How does one depict a love story bumbling with contradictions? When the two have already gone through several clashes over the respective individual construction of the self within the marriage, does it invest the relationship with newfound strength and vitality, or does it focalize its limitations further? If one cannot escape the intense love for the other despite finding the relationship too overbearing, how do they keep going? At what point do they make the decision of sticking through and once made, how do they assess the space they have within the relationship?
These are some of the rich, deeply felt questions Alix Blair brings up in her documentary “Helen and the Bear.” None of these have any easy, direct answers but only steadfastly gesture to the frequently conflicted identities of people, both individually and in relation to the other. We may not find pleasure in succeeding to connect dots or fully unload and release what we must but we can take some degree of comfort in our having tried nevertheless.
“Helen and the Bear” delves into the relationship between her aunt and uncle, Helen and Paul ‘Pete’ McCloskey, who served in Congress from 1967 to 1983. Pete, or Bear, as Helen fondly calls him, started out as a Republican but grew increasingly disaffected by the party’s brand of politics, emerging as one of the earliest vocal opponents of the Vietnam War. He was also among the first to rally for Nixon’s impeachment in the wake of the Watergate scandal. As much as he asserted his radical, unusual individuality, standing apart from the political consensus and ultimately switching to the Democrats, it had profound effects on his partners.
The film also highlights the interplay between loneliness and companionship. Helen is confronted by the realization of how stifling her marriage can be and whether she can imagine a life outside the one surrounding Pete. They have been together for thirty-seven years. She shudders at the thought that she may outlive him and will have to crawl into bed without him by her side. Blair presents an utterly fascinating deep dive into a marriage that Helen admits has been non-traditional.
There have been deep upsets, resentments, fracturing emotional distance, and a once-hovering possibility of estrangement. Ultimately, however, Helen and Pete are so connected at a fundamental level of being that their relationship overrides threats of absolute breakage. It’s a special kind of bond that has weathered a whole bunch of issues that would otherwise topple any other regular relationship.
Pete’s daughter from his first marriage calls theirs one of the best love stories. She wonders how Helen puts up with him. He confesses he, too, is. She adds that their romance may not always make sense, but Helen taught him how to love, which he couldn’t particularly show in his first marriage. The daughter acknowledges the hurt when her father didn’t even inform her or her siblings of his remarriage.

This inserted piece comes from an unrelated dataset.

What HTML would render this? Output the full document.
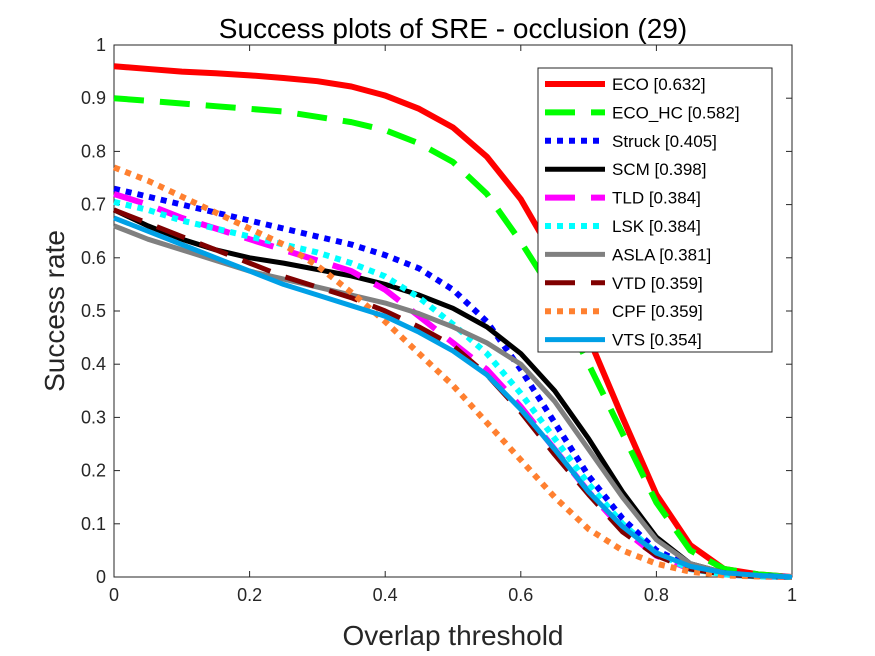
<!DOCTYPE html>
<html><head><meta charset="utf-8"><style>
body{margin:0;background:#fff;}
svg{display:block;font-family:"Liberation Sans",sans-serif;}
</style></head><body>
<svg id="chart" width="875" height="656" viewBox="0 0 875 656">
<rect width="875" height="656" fill="#fff"/>
<text x="453" y="38" font-size="28" text-anchor="middle" fill="#000">Success plots of SRE - occlusion (29)</text>
<text x="453" y="645" font-size="28" text-anchor="middle" fill="#262626">Overlap threshold</text>
<text transform="translate(64,311) rotate(-90)" font-size="28" text-anchor="middle" fill="#262626">Success rate</text>
<g id="axes"></g>
<g id="series"></g>
<g id="legend"></g>
</svg>
<script>
const thresholds=[0,0.05,0.1,0.15,0.2,0.25,0.3,0.35,0.4,0.45,0.5,0.55,0.6,0.65,0.7,0.75,0.8,0.85,0.9,0.95,1];
const xTicks=[0,0.2,0.4,0.6,0.8,1];
const yTicks=[0,0.1,0.2,0.3,0.4,0.5,0.6,0.7,0.8,0.9,1];
const names=["ECO [0.632]","ECO_HC [0.582]","Struck [0.405]","SCM [0.398]","TLD [0.384]","LSK [0.384]","ASLA [0.381]","VTD [0.359]","CPF [0.359]","VTS [0.354]"];
const eco=[0.96,0.955,0.95,0.947,0.943,0.938,0.932,0.922,0.905,0.88,0.845,0.79,0.71,0.60,0.45,0.30,0.155,0.06,0.015,0.005,0.0];
const ecoHc=[0.90,0.895,0.89,0.885,0.88,0.875,0.865,0.855,0.84,0.815,0.78,0.72,0.63,0.53,0.40,0.27,0.14,0.05,0.015,0.005,0];
const struck=[0.73,0.715,0.70,0.685,0.67,0.655,0.64,0.625,0.605,0.58,0.54,0.48,0.39,0.29,0.19,0.11,0.05,0.02,0.007,0.002,0];
const scm=[0.69,0.66,0.635,0.615,0.60,0.59,0.578,0.566,0.55,0.53,0.505,0.47,0.42,0.35,0.26,0.16,0.075,0.025,0.008,0.002,0];
const tld=[0.72,0.70,0.675,0.655,0.635,0.615,0.595,0.575,0.54,0.49,0.44,0.39,0.32,0.24,0.16,0.09,0.04,0.015,0.005,0.001,0];
const lsk=[0.705,0.69,0.67,0.655,0.64,0.625,0.61,0.59,0.565,0.525,0.475,0.42,0.345,0.26,0.175,0.10,0.045,0.015,0.005,0.001,0];
const asla=[0.66,0.635,0.615,0.595,0.575,0.56,0.545,0.53,0.515,0.495,0.47,0.44,0.40,0.33,0.24,0.15,0.07,0.025,0.008,0.002,0];
const vtd=[0.69,0.665,0.64,0.615,0.59,0.565,0.545,0.525,0.50,0.47,0.435,0.38,0.31,0.23,0.155,0.085,0.04,0.015,0.005,0.001,0];
const cpf=[0.77,0.745,0.715,0.685,0.655,0.625,0.585,0.535,0.48,0.42,0.36,0.29,0.22,0.15,0.09,0.05,0.025,0.01,0.003,0.001,0];
const vts=[0.675,0.65,0.625,0.60,0.575,0.55,0.53,0.51,0.49,0.46,0.425,0.38,0.315,0.24,0.16,0.095,0.045,0.02,0.008,0.003,0];
const seriesValues=[eco,ecoHc,struck,scm,tld,lsk,asla,vtd,cpf,vts];

const styles=[
 {c:"#ff0000",w:6,d:""},{c:"#00ff00",w:6,d:"30,16"},{c:"#0000ff",w:6,d:"6,6"},{c:"#000000",w:5,d:""},
 {c:"#ff00ff",w:6,d:"30,16"},{c:"#00ffff",w:6,d:"6,6"},{c:"#808080",w:5,d:""},{c:"#800000",w:5,d:"30,16"},
 {c:"#ff8030",w:6,d:"6,6"},{c:"#00a0e6",w:5,d:""}];
const X0=114,X1=792,Y0=577,Y1=45;
const xs=v=>X0+(X1-X0)*v, ys=v=>Y0-(Y0-Y1)*v;
const NS="http://www.w3.org/2000/svg";
function mk(tag,attrs,parent){const e=document.createElementNS(NS,tag);for(const k in attrs)e.setAttribute(k,attrs[k]);parent.appendChild(e);return e;}
const axes=document.getElementById('axes'),series=document.getElementById('series'),legend=document.getElementById('legend');
const frame=mk('rect',{x:X0,y:Y1,width:X1-X0,height:Y0-Y1,fill:'none',stroke:'#262626','stroke-width':1},axes);


xTicks.forEach(t=>{
 const l=mk('line',{x1:xs(t),x2:xs(t),y1:Y0,y2:Y0-6,stroke:'#262626'},axes);
 
 
 mk('line',{x1:xs(t),x2:xs(t),y1:Y1,y2:Y1+6,stroke:'#262626'},axes);
 const tx=mk('text',{x:xs(t),y:Y0+24,'font-size':18,'text-anchor':'middle',fill:'#262626'},axes);tx.textContent=String(t);
 
 
});
yTicks.forEach(t=>{
 const l=mk('line',{x1:X0,x2:X0+6,y1:ys(t),y2:ys(t),stroke:'#262626'},axes);
 
 
 mk('line',{x1:X1,x2:X1-6,y1:ys(t),y2:ys(t),stroke:'#262626'},axes);
 const tx=mk('text',{x:X0-8,y:ys(t)+6,'font-size':18,'text-anchor':'end',fill:'#262626'},axes);tx.textContent=String(t);
 
 
});
seriesValues.forEach((vals,i)=>{
 const s=styles[i];
 const p=mk('polyline',{points:vals.map((v,j)=>xs(thresholds[j])+','+ys(v)).join(' '),fill:'none',stroke:s.c,'stroke-width':s.w,'stroke-dasharray':s.d,'stroke-linejoin':'round'},series);
 
 
});
const box=mk('rect',{x:538,y:68,width:234,height:284,fill:'#fff',stroke:'#262626','stroke-width':1},legend);


names.forEach((n,i)=>{
 const s=styles[i],y=84+i*28.4;
 const l=mk('line',{x1:545,x2:605,y1:y,y2:y,stroke:s.c,'stroke-width':s.w,'stroke-dasharray':s.d},legend);
 
 
 const t=mk('text',{x:612,y:y+6,'font-size':17,fill:'#000'},legend);t.textContent=n;
 
 
});
</script>
</body></html>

Pete is in the twilight of his life, and when we enter the film, his political career has more or less faded, albeit his appetite for it isn’t. It doesn’t take much to gauge how being with a man like him can drown out one’s own identity. He is always surging forth, often without little care for those who love him. The film distinguishes that it isn’t like he reduces his love over time, but he is too careless with it, taking people for granted and wilfully assuming everyone will be eager to be at his side constantly, no matter if the act erodes them completely. His first wife couldn’t endure the immensity of his shadow.
This is what Helen, too, struggled with, becoming acutely familiar with the inevitable strain being a diplomat’s partner attracts. Helen’s journal entries reiterate how unfree she felt in many years of their marriage. Through the journals, we also get a peek into her childhood. As a kid and well into her adulthood, she wasn’t someone too comfortable in her femininity. Helen learned she had to repress it for the sake of the public life and status that eventually revolved around her family and Pete. The documentary is told with heaps of vulnerability, candor, warmth, and affectionate acceptance of love’s vicissitudes, chafing at a thirst for independence.